政府の規制改革・民間開放推進室が、法務省に対し、商業・法人登記の行政書士等への開放へ積極的な再検討を行うよう要請している。
cf.
法務省の回答に対する再検討要請 41頁
曰く、「登記事項は法定されており、定款作成時のように絶対的記載事項、相対的記載事項、任意的記載事項があるものとは異なり、登記すべき事項のみ登記すればよいこととされている。当然、業務として行うからには専門的能力を有することが前提であり、行政書士等は定款作成・認証などに携わっていること等から法的知識及び専門的能力が十分備わっているものと考えられる。」というのが理由だそうだ。
私は、以前にも書いたことだが、能力担保措置さえ講じられているのであれば、認めるにやぶさかではない。しかし、相次ぐ商法改正に、司法書士界内部においてすら、「改正に付いていくのがたいへん。」との悲鳴ばかりの昨今である。また、法律の世界のスーパーマンである弁護士さんですら、「商法を多少なりともわかっているのは5%程度。残りの95%は、受験時代のレベルに止まっているか、それ以下。ほとんどはゼロに等しい。」と自嘲気味に語られるのが実態である。そういった中で、十分な能力担保措置も講じないままに、「定款作成・認証などに携わっていること等から法的知識及び専門的能力が十分備わっている」と主張されるのが果たして当を得ているのか疑問を禁じえない。
司法書士界においても業務の細分化、専門特化が著しく、自らの不得意分野に関しては他の同職を紹介し合うケースも増えている。「中途半端な仕事をして、依頼者に迷惑をかけるわけにはいかないから。」である。

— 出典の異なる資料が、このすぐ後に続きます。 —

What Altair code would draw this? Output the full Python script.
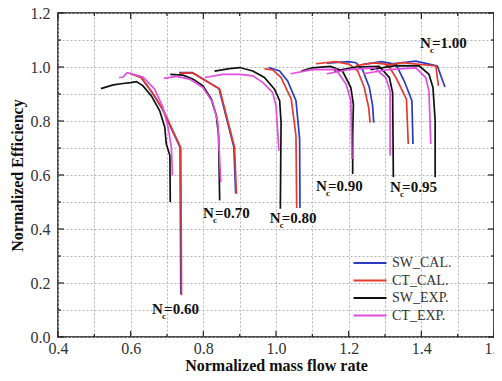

登記が簡単そうに見えるとしたら、それは自らの業務分野で「プロ」としての仕事をしていないからであろう。「プロ」としての誇りを持ち、また、自らの業務分野で「怖さ」を経験していれば、おいそれと他の士業の分野へと手を伸ばそうなどとは考えないものである。陥穽はいたるところに転がっているのだから。職域のボーダーレス化は国民の真の利益にはならない。業界エゴとしてではなく、士業各々が「プロ」としての仕事をすることが国民の真の利益につながると考えるべきではないか。